- [DIRECTION] Starting at the first line of the data, please print exactly those lines through the one that holds "275423, 371535, 457088, 562341, 741310, 933254];", omitting every picture.
START INFORMATION SUPPLIED
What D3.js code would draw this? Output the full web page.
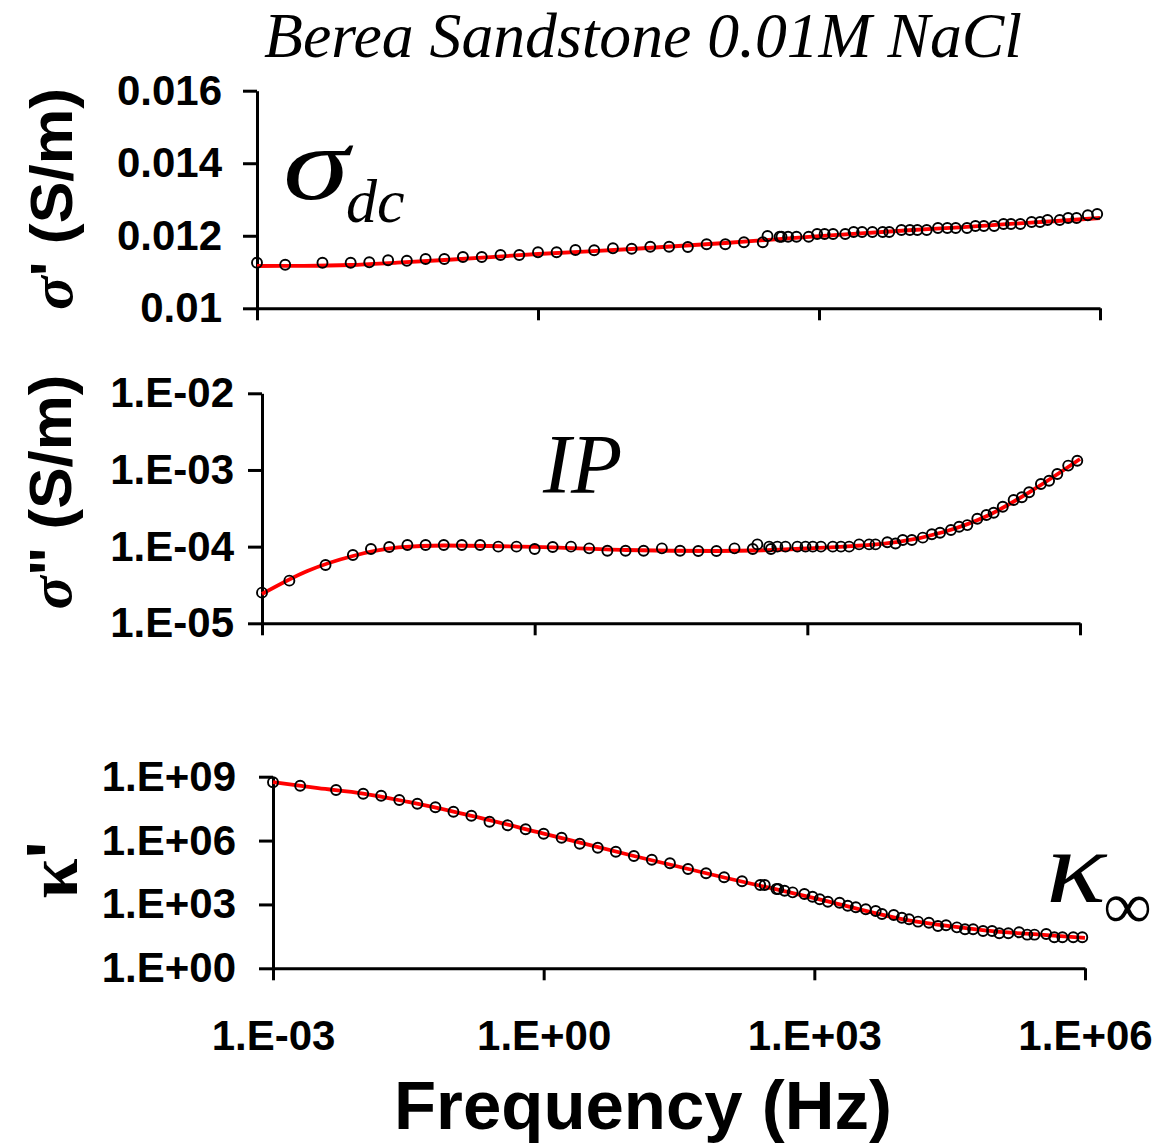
<!DOCTYPE html>
<html><head><meta charset="utf-8">
<script src="https://cdn.jsdelivr.net/npm/d3@7"></script>
<style>body{margin:0;background:#fff} svg{display:block} text{white-space:pre}</style>
</head><body>
<svg id="c" width="1152" height="1143"></svg>
<script>
// ---------- DATA ----------
const titleText = "Berea Sandstone 0.01M NaCl";
const xTitle = "Frequency (Hz)";
const xTickValues = [1e-3, 1, 1e3, 1e6];
const xTickLabels = ["1.E-03", "1.E+00", "1.E+03", "1.E+06"];

const sigRealTicks = [0.01, 0.012, 0.014, 0.016];
const sigRealTickLabels = ["0.01", "0.012", "0.014", "0.016"];
const sigImagTicks = [1e-5, 1e-4, 1e-3, 1e-2];
const sigImagTickLabels = ["1.E-05", "1.E-04", "1.E-03", "1.E-02"];
const kappaTicks = [1, 1e3, 1e6, 1e9];
const kappaTickLabels = ["1.E+00", "1.E+03", "1.E+06", "1.E+09"];

// measured frequencies (Hz): low-frequency sweep and high-frequency sweep
const freqLow = [0.001, 0.002, 0.005, 0.01, 0.0158, 0.0251, 0.0398, 0.0631, 0.1, 0.158, 0.251, 0.398, 0.631,
  1, 1.58, 2.51, 3.98, 6.31, 10, 15.8, 25.1, 39.8, 63.1, 100, 158, 251, 398];
const freqHigh = [282, 380, 468, 575, 776, 955, 1148, 1413, 1905, 2344, 2884, 3715, 4786, 5623, 7586, 9333,
  11220, 14125, 18621, 23442, 28840, 38019, 46774, 57544, 74131, 93325, 112202, 141254, 186209, 229087,
  275423, 371535, 457088, 562341, 741310, 933254];

// sigma' (S/m)
const sigRealLow = [0.011257, 0.011202, 0.011257, 0.011257, 0.011268, 0.011323, 0.011312, 0.011359, 0.011359,
  0.011414, 0.011414, 0.01147, 0.01147, 0.011544, 0.011544, 0.011607, 0.011599, 0.011654, 0.011643, 0.011698,
  0.011698, 0.01169, 0.011765, 0.011765, 0.01182, 0.01182, 0.011974];
const sigRealHigh = [0.011993, 0.011974, 0.011974, 0.011974, 0.011974, 0.012049, 0.012049, 0.012049, 0.012049,
  0.012104, 0.012104, 0.012104, 0.012104, 0.012104, 0.012159, 0.012159, 0.012159, 0.012159, 0.012214, 0.012214,
  0.012214, 0.012214, 0.012269, 0.012269, 0.012269, 0.012324, 0.012324, 0.012324, 0.012379, 0.012379, 0.012435,
  0.012435, 0.01249, 0.01249, 0.012564, 0.0126];

// sigma'' (S/m)
const sigImagLow = [2.51e-5, 3.6e-5, 5.75e-5, 7.78e-5, 9.3e-5, 9.9e-5, 1.05e-4, 1.05e-4, 1.05e-4, 1.05e-4,
  1.05e-4, 1.0e-4, 1.0e-4, 9.3e-5, 9.9e-5, 1.0e-4, 9.5e-5, 8.85e-5, 8.85e-5, 8.85e-5, 9.5e-5, 8.85e-5,
  8.77e-5, 8.77e-5, 9.5e-5, 9.3e-5, 9.3e-5];
const sigImagHigh = [1.07e-4, 1.0e-4, 1.0e-4, 1.0e-4, 1.0e-4, 1.0e-4, 1.0e-4, 1.0e-4, 1.0e-4, 1.0e-4, 1.0e-4,
  1.07e-4, 1.07e-4, 1.07e-4, 1.14e-4, 1.10e-4, 1.22e-4, 1.22e-4, 1.31e-4, 1.45e-4, 1.52e-4, 1.65e-4, 1.82e-4,
  1.91e-4, 2.31e-4, 2.59e-4, 2.77e-4, 3.32e-4, 4.06e-4, 4.40e-4, 5.11e-4, 6.56e-4, 7.24e-4, 8.86e-4,
  1.14e-3, 1.32e-3];

// kappa'
const kappaLow = [5.46e8, 3.78e8, 2.37e8, 1.59e8, 1.28e8, 8.0e7, 5.4e7, 3.65e7, 2.27e7, 1.47e7, 7.7e6, 5.2e6,
  3.38e6, 2.1e6, 1.36e6, 7.1e5, 4.6e5, 3.0e5, 1.88e5, 1.26e5, 8.55e4, 4.6e4, 2.9e4, 1.88e4, 1.22e4, 8.2e3, 5.3e3];
const kappaHigh = [8.2e3, 5.3e3, 4.4e3, 3.7e3, 3.1e3, 2.3e3, 1.74e3, 1.34e3, 1.2e3, 870, 733, 590, 491, 355,
  319, 238, 200, 155, 139, 97, 105, 84, 68, 68, 56.5, 56.5, 44, 44, 49, 38, 38, 41, 28.6, 28.6, 28.6, 28.6];

// model fit curves (red)
const fitFreq = [0.001, 0.00316, 0.01, 0.0316, 0.1, 1, 10, 100, 1000, 10000, 31600, 100000, 316000, 1000000];
const sigRealFit = [0.011166, 0.01117, 0.011194, 0.01126, 0.011332, 0.011497, 0.011635, 0.0118, 0.011993,
  0.012159, 0.01223, 0.01232, 0.0124, 0.01249];
const sigImagFit = [2.41e-5, 4.81e-5, 7.55e-5, 9.75e-5, 1.035e-4, 9.9e-5, 9.04e-5, 8.77e-5, 9.46e-5, 1.15e-4,
  1.55e-4, 2.59e-4, 5.65e-4, 1.39e-3];
const kappaFit = [5.5e8, 2.9e8, 1.62e8, 6.5e7, 2.3e7, 2.14e6, 1.88e5, 1.84e4, 2.0e3, 195, 95, 54, 38, 27];

// ---------- DRAW ----------
const svg = d3.select("#c");
const SANS = "'Liberation Sans', Arial, Helvetica, sans-serif";
const SERIF = "'Liberation Serif', 'Times New Roman', Times, serif";

function zip(f, v) { return f.map((d, i) => ({ f: d, v: v[i] })); }

function panel(cfg) {
  const x = d3.scaleLog().domain([1e-3, 1e6]).range([cfg.left, cfg.right]);
  const y = (cfg.log ? d3.scaleLog() : d3.scaleLinear()).domain(cfg.domain).range([cfg.bottom, cfg.top]);
  const g = svg.append("g");

  const xa = g.append("g").attr("transform", `translate(0,${cfg.bottom})`)
    .call(d3.axisBottom(x).tickValues(xTickValues).tickSize(12).tickSizeOuter(0)
      .tickPadding(cfg.xPad || 3).tickFormat((d, i) => cfg.xLabels ? xTickLabels[i] : ""));
  const ya = g.append("g").attr("transform", `translate(${cfg.left},0)`)
    .call(d3.axisLeft(y).tickValues(cfg.ticks).tickSize(14).tickSizeOuter(0)
      .tickPadding(cfg.yPad).tickFormat((d, i) => cfg.tickLabels[i]));
  [xa, ya].forEach(a => {
    a.selectAll("path,line").attr("stroke", "#000").attr("stroke-width", 3);
    a.selectAll("text").attr("fill", "#000").style("font-family", SANS)
      .style("font-weight", "bold").style("font-size", "42px");
  });

  const line = d3.line().x(d => x(d.f)).y(d => y(d.v)).curve(d3.curveMonotoneX);
  g.append("path").datum(zip(fitFreq, cfg.fit)).attr("d", line)
    .attr("fill", "none").attr("stroke", "#ff0000").attr("stroke-width", 3.8);

  const pts = zip(freqLow, cfg.low).concat(zip(freqHigh, cfg.high));
  g.append("g").selectAll("circle").data(pts).join("circle")
    .attr("cx", d => x(d.f)).attr("cy", d => y(d.v)).attr("r", 5)
    .attr("fill", "none").attr("stroke", "#000").attr("stroke-width", 1.9);
}

panel({ left: 257, right: 1100, top: 90.7, bottom: 308.3, log: false, domain: [0.01, 0.016],
  ticks: sigRealTicks, tickLabels: sigRealTickLabels, yPad: 21,
  low: sigRealLow, high: sigRealHigh, fit: sigRealFit });
panel({ left: 262, right: 1080, top: 393.3, bottom: 623.3, log: true, domain: [1e-5, 1e-2],
  ticks: sigImagTicks, tickLabels: sigImagTickLabels, yPad: 14,
  low: sigImagLow, high: sigImagHigh, fit: sigImagFit });
panel({ left: 273, right: 1085, top: 776.7, bottom: 968.3, log: true, domain: [1, 1e9],
  ticks: kappaTicks, tickLabels: kappaTickLabels, yPad: 23, xLabels: true, xPad: 40,
  low: kappaLow, high: kappaHigh, fit: kappaFit });

// title
svg.append("text").attr("x", 643).attr("y", 57).attr("text-anchor", "middle")
  .style("font-family", SERIF).style("font-style", "italic").style("font-size", "64px")
  .attr("textLength", 758).attr("lengthAdjust", "spacingAndGlyphs").text(titleText);

// x title
svg.append("text").attr("x", 643).attr("y", 1129).attr("text-anchor", "middle")
  .style("font-family", SANS).style("font-weight", "bold").style("font-size", "68px")
  .attr("textLength", 498).attr("lengthAdjust", "spacingAndGlyphs").text(xTitle);

// y titles
function yTitle(xb, yc, size, len, sym, rest) {
  const t = svg.append("text").attr("transform", `translate(${xb},${yc}) rotate(-90)`)
    .attr("text-anchor", "middle").style("font-family", SANS).style("font-weight", "bold")
    .style("font-size", size + "px").attr("textLength", len).attr("lengthAdjust", "spacingAndGlyphs");
  t.append("tspan").style("font-family", SERIF).style("font-style", "italic").text(sym);
  t.append("tspan").text(rest);
}
yTitle(72, 199, 60, 222, "σ", "' (S/m)");
yTitle(71, 492, 60, 235, "σ", "\" (S/m)");
const kt = svg.append("text").attr("transform", "translate(77,870) rotate(-90)")
  .attr("text-anchor", "middle").style("font-weight", "bold").style("font-size", "72px");
kt.append("tspan").style("font-family", SERIF).text("κ");
kt.append("tspan").style("font-family", SANS).text("'");

// annotations
function ann(xp, yp, size, txt, len) {
  const t = svg.append("text").attr("x", xp).attr("y", yp).style("font-family", SERIF)
    .style("font-style", "italic").style("font-size", size + "px").text(txt);
  if (len) t.attr("textLength", len).attr("lengthAdjust", "spacingAndGlyphs");
}
ann(283, 199, 104, "σ", 66);
ann(346, 222, 62, "dc");
ann(543, 493, 84, "IP");
ann(1046, 902, 104, "κ", 60);
ann(1104, 928, 66, "∞");
</script>
</body></html>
END INFORMATION SUPPLIED
- [REPLY]
What D3.js code would draw this? Output the full web page.
<!DOCTYPE html>
<html><head><meta charset="utf-8">
<script src="https://cdn.jsdelivr.net/npm/d3@7"></script>
<style>body{margin:0;background:#fff} svg{display:block} text{white-space:pre}</style>
</head><body>
<svg id="c" width="1152" height="1143"></svg>
<script>
// ---------- DATA ----------
const titleText = "Berea Sandstone 0.01M NaCl";
const xTitle = "Frequency (Hz)";
const xTickValues = [1e-3, 1, 1e3, 1e6];
const xTickLabels = ["1.E-03", "1.E+00", "1.E+03", "1.E+06"];

const sigRealTicks = [0.01, 0.012, 0.014, 0.016];
const sigRealTickLabels = ["0.01", "0.012", "0.014", "0.016"];
const sigImagTicks = [1e-5, 1e-4, 1e-3, 1e-2];
const sigImagTickLabels = ["1.E-05", "1.E-04", "1.E-03", "1.E-02"];
const kappaTicks = [1, 1e3, 1e6, 1e9];
const kappaTickLabels = ["1.E+00", "1.E+03", "1.E+06", "1.E+09"];

// measured frequencies (Hz): low-frequency sweep and high-frequency sweep
const freqLow = [0.001, 0.002, 0.005, 0.01, 0.0158, 0.0251, 0.0398, 0.0631, 0.1, 0.158, 0.251, 0.398, 0.631,
  1, 1.58, 2.51, 3.98, 6.31, 10, 15.8, 25.1, 39.8, 63.1, 100, 158, 251, 398];
const freqHigh = [282, 380, 468, 575, 776, 955, 1148, 1413, 1905, 2344, 2884, 3715, 4786, 5623, 7586, 9333,
  11220, 14125, 18621, 23442, 28840, 38019, 46774, 57544, 74131, 93325, 112202, 141254, 186209, 229087,
  275423, 371535, 457088, 562341, 741310, 933254];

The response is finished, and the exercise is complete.